Dicen que ahora las únicas que leen son las mujeres. Las que leen y las que escriben. Sin duda, era hora de que las mujeres tomaran el relevo. Durante siglos han sido silenciadas, así que es tiempo de que proyecten su película en la pantalla en blanco de nuestro cine de verano. Al fin y al cabo, las que compran la entrada para verla son ellas mismas. También yo, por eso tenía mucha esperanza en ellas, y sigo teniéndola, sincera esperanza, una esperanza en voces que he tenido siempre en cuenta, pero oídas como desde detrás de mantas bien espesas, que diría Dámaso. Sin embargo, estoy comprobando que cometen los mismos errores que los hombres, aunque eso no destruya mi esperanza. El error es un estado de aprendizaje. El hombre a menudo se aferra al argumento, la mujer, ahora, se aferra a la experiencia. La literatura es un cúmulo de experiencias. Siempre lo ha sido, pues es lo único que un autor tiene legitimidad para contar: lo que le pasa. ¿O no? Todo estaba ya en los libros antes de que llegara la experiencia. Sin embargo, muchas narradoras siguen añadiendo una memoria dickensiana, incluso proustiana, también simplemente porque parece que es lo más original que pueden compartir con sus destinatarias, las lectoras: una adolescencia, una traición, una amistad, un hombre al que odian o aman. En fin, lo de siempre. Hubo escritoras que no se limitaron a la experiencia, aun cuando fuera la femenina -Virginia Woolf, Unica Zürn-, o que, si se limitaron, lo hicieron dando un paso decisivo hacia situaciones límites que, dejando atrás lo que habían vivido, rozaban la literatura del conocimiento -Edith Warton-. Sin embargo, quizá las escritoras actuales tengan que tener cuidado en no confundir una renovación literaria con un simple cambio de sexo. Puede incluso que tengan que adoptar una nueva noveau roman, si es cierto que el público que se inicia en la lectura conserva la capacidad de ver, pero no la de comprender.
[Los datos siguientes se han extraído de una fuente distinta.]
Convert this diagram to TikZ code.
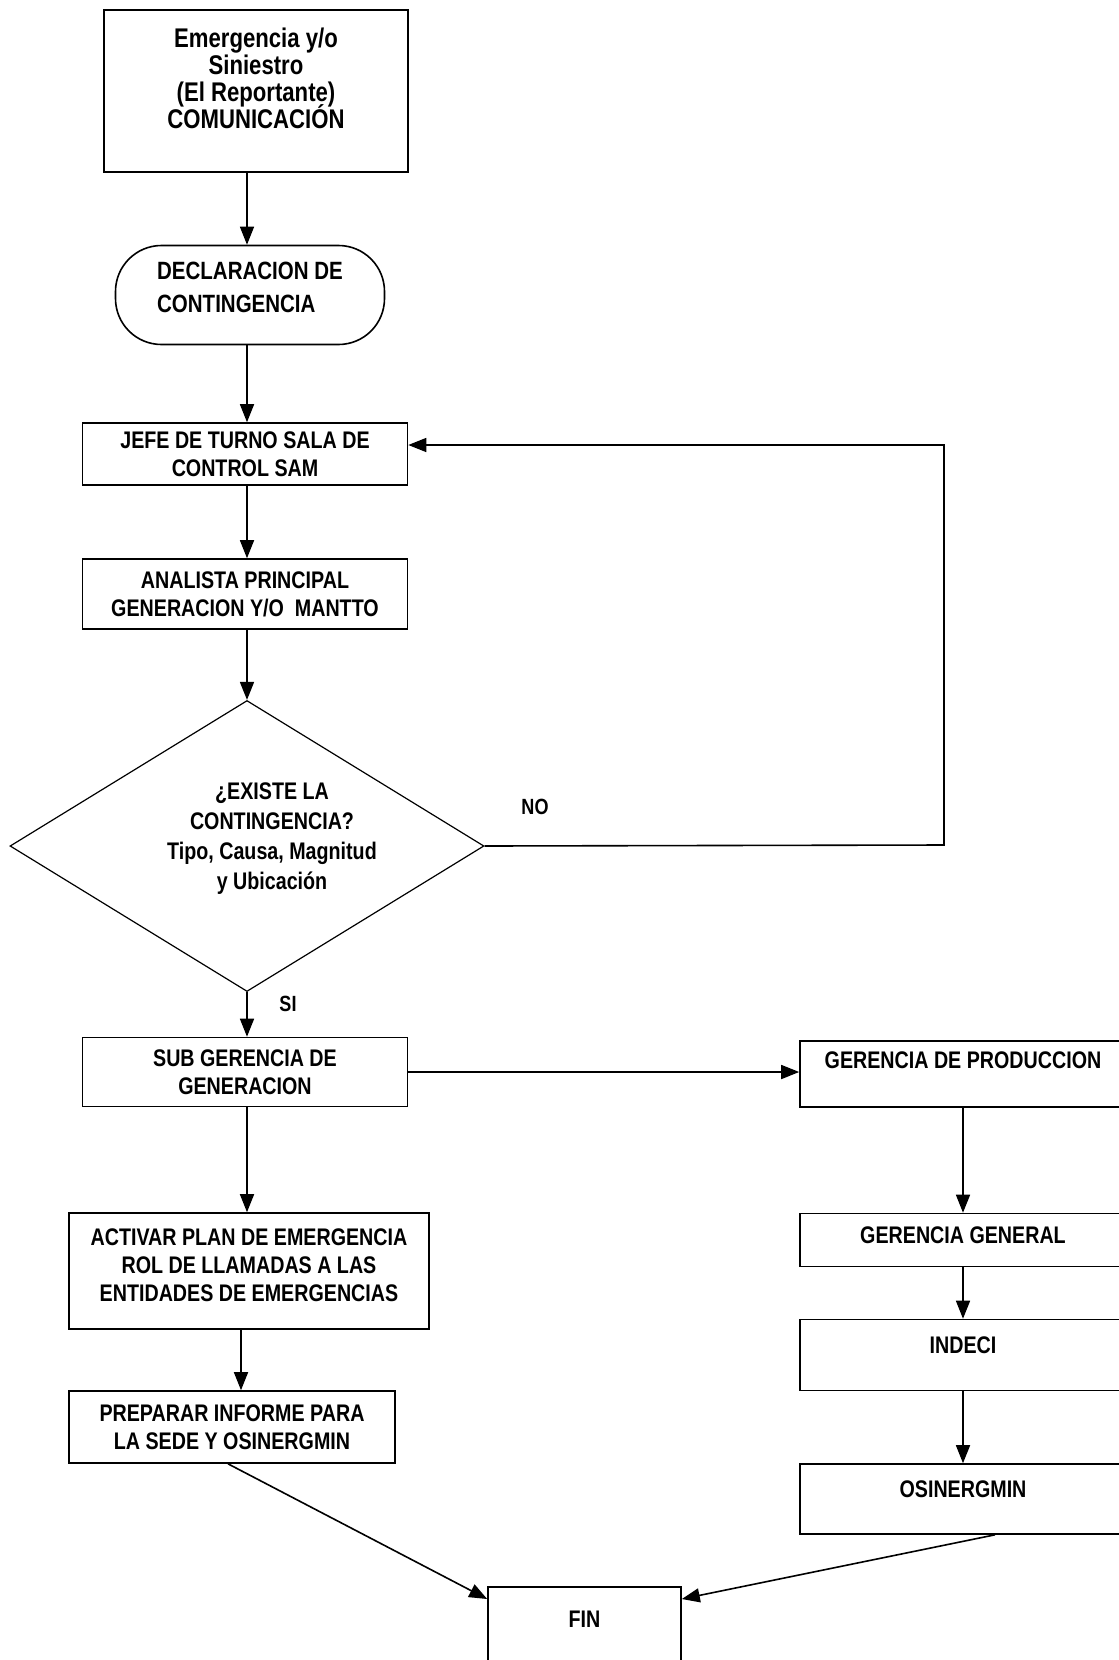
\documentclass[tikz,border=0pt]{standalone}
\usepackage{fontspec}
\setmainfont{Liberation Sans}[FakeStretch=0.82]
\usetikzlibrary{shapes.geometric,arrows.meta}

\begin{document}
\begin{tikzpicture}[
    x=1pt, y=-1pt,
    caja/.style={rectangle, draw=black, line width=1.6pt, minimum width=325pt, align=center, inner sep=0pt, font=\bfseries\fontsize{24}{28}\selectfont},
    inicio/.style={rectangle, draw=black, line width=1.6pt, rounded corners=46pt, minimum width=269pt, minimum height=99pt, align=left, inner sep=0pt, font=\bfseries\fontsize{25}{33}\selectfont},
    decision/.style={diamond, draw=black, line width=1.2pt, minimum width=474pt, minimum height=291pt, aspect=1.63, inner sep=0pt},
    pregunta/.style={align=center, inner sep=0pt, font=\bfseries\fontsize{24}{30}\selectfont},
    flecha/.style={-{Triangle[length=18pt,width=14pt]}, line width=1.6pt},
    etiqueta/.style={font=\bfseries\fontsize{22}{26}\selectfont},
]
\useasboundingbox (0,0) rectangle (1119,1660);

\node[caja, minimum width=304pt, minimum height=162pt, text depth=26pt, font={\bfseries\fontsize{27}{27}\selectfont\lineskiplimit-20pt}] (reporte) at (256,91) {Emergencia y/o\\Siniestro\\(El Reportante)\\COMUNICACIÓN};
\node[inicio, text depth=15pt] (decl) at (250,295) {DECLARACION DE\\CONTINGENCIA};
\node[caja, minimum height=62pt] (jefe) at (245,454) {JEFE DE TURNO SALA DE\\CONTROL SAM};
\node[caja, minimum height=70pt] (analista) at (245,594) {ANALISTA PRINCIPAL\\GENERACION Y/O\ \ MANTTO};
\node[decision] (existe) at (247,846) {};
\node[pregunta] (existe-texto) at ([xshift=25pt,yshift=7pt]existe.center) {¿EXISTE LA\\CONTINGENCIA?\\Tipo, Causa, Magnitud\\y Ubicación};
\node[caja, minimum height=69pt] (subgen) at (245,1072) {SUB GERENCIA DE\\GENERACION};
\node[caja, minimum width=360pt, minimum height=116pt, text depth=11pt] (activar) at (249,1271) {ACTIVAR PLAN DE EMERGENCIA\\ROL DE LLAMADAS A LAS\\ENTIDADES DE EMERGENCIAS};
\node[caja, minimum width=326pt, minimum height=72pt] (informe) at (232,1427) {PREPARAR INFORME PARA\\LA SEDE Y OSINERGMIN};

\node[caja, minimum width=326pt, minimum height=66pt, text depth=28pt] (produccion) at (963,1074) {GERENCIA DE PRODUCCION};
\node[caja, minimum width=326pt, minimum height=53pt, text depth=10pt] (general) at (963,1240) {GERENCIA GENERAL};
\node[caja, minimum width=326pt, minimum height=71pt, text depth=20pt] (indeci) at (963,1355) {INDECI};
\node[caja, minimum width=326pt, minimum height=70pt, text depth=20pt] (osin) at (963,1499) {OSINERGMIN};
\node[caja, minimum width=193pt, minimum height=90pt, text depth=26pt] (fin) at (584.5,1632) {FIN};

\node[etiqueta] (no) at (535,807) {NO};
\node[etiqueta] (si) at (288,1004) {SI};
\coordinate (retorno) at (944,845);

\draw[flecha] (reporte.south -| existe) -- (decl.north -| existe);
\draw[flecha] (decl.south -| existe) -- (jefe.north -| existe);
\draw[flecha] (jefe.south -| existe) -- (analista.north -| existe);
\draw[flecha] (analista.south -| existe) -- (existe);
\draw[flecha] (existe.east) -- (retorno) |- ([yshift=9pt]jefe.east);
\draw[flecha] (existe) -- (subgen.north -| existe);
\draw[flecha] (subgen.east) -- (subgen.east -| produccion.west);
\draw[flecha] (subgen.south -| existe) -- (activar.north -| existe);
\draw[flecha] ([xshift=-8pt]activar.south) -- ([xshift=-8pt]activar.south |- informe.north);
\draw[flecha] (produccion) -- (general);
\draw[flecha] (general) -- (indeci);
\draw[flecha] (indeci) -- (osin);
\draw[flecha] ([xshift=-4pt]informe.south) -- ([yshift=33pt]fin.west);
\draw[flecha] ([xshift=32pt]osin.south) -- ([yshift=33pt]fin.east);

\end{tikzpicture}
\end{document}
Así pues, los monstruos sagrados -hombres- se mantienen en las listas de actualidad, pero son las chicas, muy merecedoramente, las que se incorporan a ellas. Además, hay que tener en cuenta un elemento funcional que añade la industria cultural: no vamos a encontrar nada innovador en la literatura de grandes ventas, pese al mundo tremendamente nuevo -y perturbador- que hallamos cuando despertamos por las mañanas. No hay lectores para lo nuevo, así que es mejor cerrar las puertas a escritoras y escritores que planteen un incremento en la calidad de lo que se escribe, o al menos una forma de narrar que se adentre en lo desconocido, y con lo desconocido me refiero a la verdad. No sería extraño que tuviéramos que separar la calidad de la novedad, porque seguimos leyendo en los libros que se publican lo que le produjo a M*** ver cómo su amante se besaba con otra en la esquina de la estación de ferrocarril. Mi recomendación sigue siendo, por tanto, no hacer el más mínimo caso a las listas que elabora la industria cultural que es, ante todo, industria. Lo de cultural es un adjetivo que podría cambiarse por cualquier otro. El lector, la lectora tendrían que investigar, buscar lo que les muestre con más claridad el mundo que odian, porque seguramente el que aman constituirá en los libros una gran mentira o, como se dice ahora, será un libro que engancha. Por otra parte, ¿alguien ve a su alrededor un mundo que pueda amar?
Yo sí veo, a veces, un mundo al que podría amar: algunas veces, cuando miro a mis hijas; y luchar por algo también me hace amar al ser humano.